By using CloudFormation parameters information can be provided at stack creation time without hardcoding the information in the rest of the CloudFormation template.

The hardest part of this transition was using CloudFormation to configure the placement of the master/standby RDS instances within the private subnets in the VPC. Both the AWS documentation and community provided recipies are spotty at best. My guess is that CloudFormation has evolved overtime. The various CloudFormation snippets you find on the internet probably worked at one time. So, at least for now, I have a working CloudFormation template that places the multi-AZ RDS instance with the private subnets of the VPC.

You can find the updated CloudFormation template for the web application stack here.

If you want to move to a non-default VPC using this AWS scenario you could use the CloudFormation script provided above. It is hardcoded for the us-east region and AZs us-east-1b, 1c, and 1d but you could quickly modify the region and AZs as needed.
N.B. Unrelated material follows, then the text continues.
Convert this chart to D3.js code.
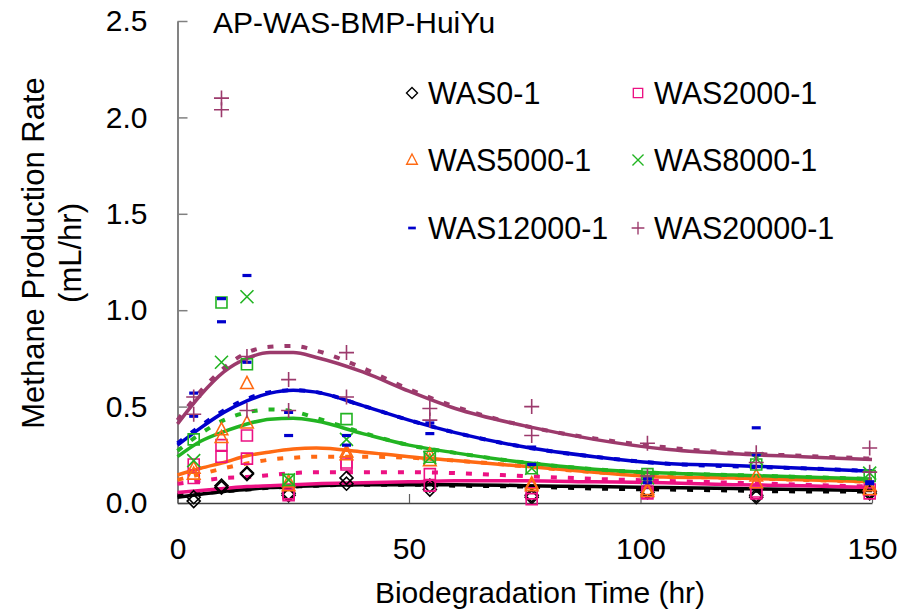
<!DOCTYPE html>
<html><head><meta charset="utf-8">
<script src="https://cdn.jsdelivr.net/npm/d3@7"></script>
<style>
body{margin:0;background:#fff}
svg{display:block}
text{font-family:"Liberation Sans",Arial,sans-serif;fill:#000}
</style>
</head><body>
<svg id="chart" width="906" height="611"></svg>
<script>
// ---------- data ----------
const chartTitle = "AP-WAS-BMP-HuiYu";
const seriesNames = ["WAS0-1","WAS2000-1","WAS5000-1","WAS8000-1","WAS12000-1","WAS20000-1"];
const xTicks = [0, 50, 100, 150];
const yTicks = [0.0, 0.5, 1.0, 1.5, 2.0, 2.5];

// measured points (two replicates per sample time)
const sampleTimes = [3.5, 9.5, 15, 24, 36.5, 54.5, 76.5, 101.5, 125, 149.5];
const was0A     = [0.03, 0.09, 0.155, 0.05, 0.13, 0.09, 0.04, 0.065, 0.03, 0.06];
const was0B     = [0.01, 0.08, 0.15, 0.04, 0.10, 0.07, 0.03, 0.055, 0.04, 0.05];
const was2000A  = [0.20, 0.30, 0.35, 0.05, 0.21, 0.15, 0.02, 0.06, 0.06, 0.07];
const was2000B  = [0.13, 0.24, 0.23, 0.04, 0.20, 0.09, 0.05, 0.05, 0.05, 0.05];
const was5000A  = [0.18, 0.38, 0.62, 0.09, 0.265, 0.25, 0.10, 0.06, 0.14, 0.09];
const was5000B  = [0.15, 0.34, 0.415, 0.11, 0.25, 0.22, 0.09, 0.07, 0.105, 0.07];
const was8000A  = [0.22, 0.73, 1.07, 0.12, 0.33, 0.235, 0.18, 0.13, 0.23, 0.155];
const was8000B  = [0.33, 1.04, 0.72, 0.12, 0.435, 0.24, 0.18, 0.15, 0.20, 0.14];
const was12000A = [0.57, 1.06, 1.18, 0.47, 0.35, 0.415, 0.29, 0.125, 0.39, 0.11];
const was12000B = [0.45, 0.94, 0.73, 0.35, 0.30, 0.36, 0.20, 0.105, 0.25, 0.10];
const was20000A = [0.55, 2.10, 0.76, 0.64, 0.78, 0.49, 0.50, 0.31, 0.26, 0.285];
const was20000B = [0.46, 2.04, 0.48, 0.48, 0.55, 0.43, 0.35, 0.14, 0.21, 0.16];

// fitted curves (solid) and model curves (dashed)
const curveTimes = [0, 5, 10, 15, 20, 25, 30, 40, 50, 60, 75, 90, 105, 120, 135, 150];
const was0Fit      = [0.03, 0.045, 0.06, 0.07, 0.08, 0.085, 0.09, 0.095, 0.095, 0.095, 0.09, 0.085, 0.08, 0.075, 0.07, 0.065];
const was0Model    = [0.04, 0.05, 0.06, 0.07, 0.08, 0.085, 0.09, 0.095, 0.095, 0.09, 0.085, 0.075, 0.07, 0.065, 0.06, 0.06];
const was2000Fit   = [0.055, 0.065, 0.075, 0.085, 0.09, 0.095, 0.10, 0.105, 0.11, 0.115, 0.115, 0.11, 0.105, 0.095, 0.09, 0.08];
const was2000Model = [0.10, 0.115, 0.13, 0.135, 0.145, 0.155, 0.16, 0.16, 0.16, 0.155, 0.14, 0.125, 0.115, 0.105, 0.095, 0.085];
const was5000Fit   = [0.145, 0.18, 0.21, 0.245, 0.265, 0.28, 0.285, 0.265, 0.24, 0.22, 0.19, 0.16, 0.135, 0.13, 0.12, 0.11];
const was5000Model = [0.12, 0.15, 0.18, 0.205, 0.225, 0.235, 0.24, 0.24, 0.235, 0.22, 0.19, 0.16, 0.14, 0.13, 0.12, 0.11];
const was8000Fit   = [0.24, 0.32, 0.37, 0.41, 0.435, 0.44, 0.425, 0.36, 0.30, 0.26, 0.21, 0.175, 0.155, 0.145, 0.135, 0.125];
const was8000Model = [0.27, 0.36, 0.43, 0.47, 0.485, 0.475, 0.44, 0.365, 0.30, 0.26, 0.21, 0.175, 0.155, 0.145, 0.135, 0.125];
const was12000Fit  = [0.30, 0.39, 0.47, 0.53, 0.57, 0.585, 0.575, 0.505, 0.43, 0.365, 0.29, 0.24, 0.205, 0.195, 0.18, 0.165];
const was12000Model= [0.31, 0.40, 0.48, 0.54, 0.575, 0.585, 0.575, 0.505, 0.43, 0.365, 0.29, 0.24, 0.205, 0.19, 0.18, 0.165];
const was20000Fit  = [0.41, 0.56, 0.68, 0.75, 0.78, 0.78, 0.755, 0.68, 0.58, 0.49, 0.40, 0.33, 0.28, 0.255, 0.24, 0.225];
const was20000Model= [0.43, 0.58, 0.70, 0.78, 0.81, 0.815, 0.79, 0.70, 0.59, 0.50, 0.40, 0.335, 0.29, 0.26, 0.245, 0.23];

// ---------- setup ----------
const colors = ["#000000", "#EC1183", "#FF6A13", "#22B422", "#0000CC", "#9C3A6C"];
const markerA = ["diamond", "square", "triangle", "times", "dash", "plus"];
const markerB = ["diamond", "square", "triangle", "square", "dash", "plus"];
const repA = [was0A, was2000A, was5000A, was8000A, was12000A, was20000A];
const repB = [was0B, was2000B, was5000B, was8000B, was12000B, was20000B];
const fits = [was0Fit, was2000Fit, was5000Fit, was8000Fit, was12000Fit, was20000Fit];
const models = [was0Model, was2000Model, was5000Model, was8000Model, was12000Model, was20000Model];

const svg = d3.select("#chart");
const x = d3.scaleLinear().domain([0, 150]).range([177.5, 872]);
const y = d3.scaleLinear().domain([0, 2.5]).range([503, 21]);

function shapePath(kind) {
  switch (kind) {
    case "diamond": return "M0,-6.5L6.5,0L0,6.5L-6.5,0Z";
    case "square": return "M-5.5,-5.5H5.5V5.5H-5.5Z";
    case "triangle": return "M0,-7L6.3,5L-6.3,5Z";
    case "times": return "M-6.5,-6.5L6.5,6.5M-6.5,6.5L6.5,-6.5";
    case "plus": return "M-7.5,0H7.5M0,-7.5V7.5";
    case "dash": return "M-4.5,-1.6H4.5V1.6H-4.5Z";
  }
}
function drawMarker(g, kind, color) {
  g.append("path").attr("d", shapePath(kind))
    .attr("fill", kind === "dash" ? color : "none")
    .attr("stroke", kind === "dash" ? "none" : color)
    .attr("stroke-width", 1.6);
}

// axes
const yAxis = d3.axisLeft(y).tickValues(yTicks).tickFormat(d3.format(".1f"))
  .tickSizeInner(-10).tickSizeOuter(0).tickPadding(30);
const gy = svg.append("g").attr("transform", `translate(${x(0)},0)`).call(yAxis);
gy.select(".domain").attr("stroke", "#404040").attr("stroke-width", 1.3);
gy.selectAll(".tick line").attr("stroke", "#808080").attr("stroke-width", 1.5);
gy.selectAll(".tick text").attr("font-size", 30).attr("fill", "#000")
  .attr("font-family", "Liberation Sans, Arial, sans-serif");

const xAxis = d3.axisBottom(x).tickValues(xTicks).tickFormat(d3.format("d"))
  .tickSizeInner(-9).tickSizeOuter(0).tickPadding(35);
const gx = svg.append("g").attr("transform", `translate(0,${y(0)})`).call(xAxis);
gx.select(".domain").attr("stroke", "#404040").attr("stroke-width", 1.3);
gx.selectAll(".tick line").attr("stroke", "#606060").attr("stroke-width", 1.2);
gx.selectAll(".tick text").attr("font-size", 30).attr("fill", "#000")
  .attr("font-family", "Liberation Sans, Arial, sans-serif");

// curves
const line = d3.line().x((d, i) => x(curveTimes[i])).y(d => y(d)).curve(d3.curveMonotoneX);
const plot = svg.append("g");
for (let s = 0; s < 6; s++) {
  plot.append("path").datum(fits[s]).attr("d", line)
    .attr("fill", "none").attr("stroke", colors[s]).attr("stroke-width", 3.5)
    .attr("stroke-linejoin", "round");
  plot.append("path").datum(models[s]).attr("d", line)
    .attr("fill", "none").attr("stroke", colors[s]).attr("stroke-width", 4)
    .attr("stroke-dasharray", "6,11");
}

// markers
for (let s = 0; s < 6; s++) {
  [[repA[s], markerA[s]], [repB[s], markerB[s]]].forEach(([vals, kind]) => {
    vals.forEach((v, i) => {
      const g = plot.append("g").attr("transform", `translate(${x(sampleTimes[i])},${y(v)})`);
      drawMarker(g, kind, colors[s]);
    });
  });
}

// title
svg.append("text").attr("x", 213).attr("y", 33).attr("font-size", 30).text(chartTitle);

// axis titles
svg.append("text").attr("x", 540).attr("y", 603).attr("text-anchor", "middle")
  .attr("font-size", 30).text("Biodegradation Time (hr)");
const yt = svg.append("g").attr("transform", "translate(0,253) rotate(-90)");
yt.append("text").attr("x", 0).attr("y", 44).attr("text-anchor", "middle")
  .attr("font-size", 31).text("Methane Production Rate");
yt.append("text").attr("x", 0).attr("y", 81).attr("text-anchor", "middle")
  .attr("font-size", 31).text("(mL/hr)");

// legend
const legCols = [412, 638];
const legRows = [93, 160, 228];
seriesNames.forEach((name, i) => {
  const cx = legCols[i % 2], cy = legRows[Math.floor(i / 2)];
  const g = svg.append("g").attr("transform", `translate(${cx},${cy})`);
  const lg = g.append("g").attr("transform", "scale(0.85)");
  drawMarker(lg, markerA[i], colors[i]);
  g.append("text").attr("x", 16).attr("y", 10.5).attr("font-size", 30.5).text(name);
});
</script>
</body></html>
Alternatively use Matteo Rinaudo’s Python script to generate a custom CloudFormation script to meet your needs.

You don’t need to use CloudFormation to create the non-default VPC. You could use the AWS management console or various APIs. It did  take many iterations to get all the network plumbing just right. With CloudFormation you can quickly tear down an entire VPC stack including the VPC itself, subnets, routing tables, NAT instances, bastion instances, etc. at the click of a button in the CloudFormation management console. Make a few tweaks and then spin up a new VPC stack. That alone is worth using CloudFormation.

In summary, this blog presents my experience moving to a non-default VPC using multiple AZs and a two-tier architecture uising public/private subnets.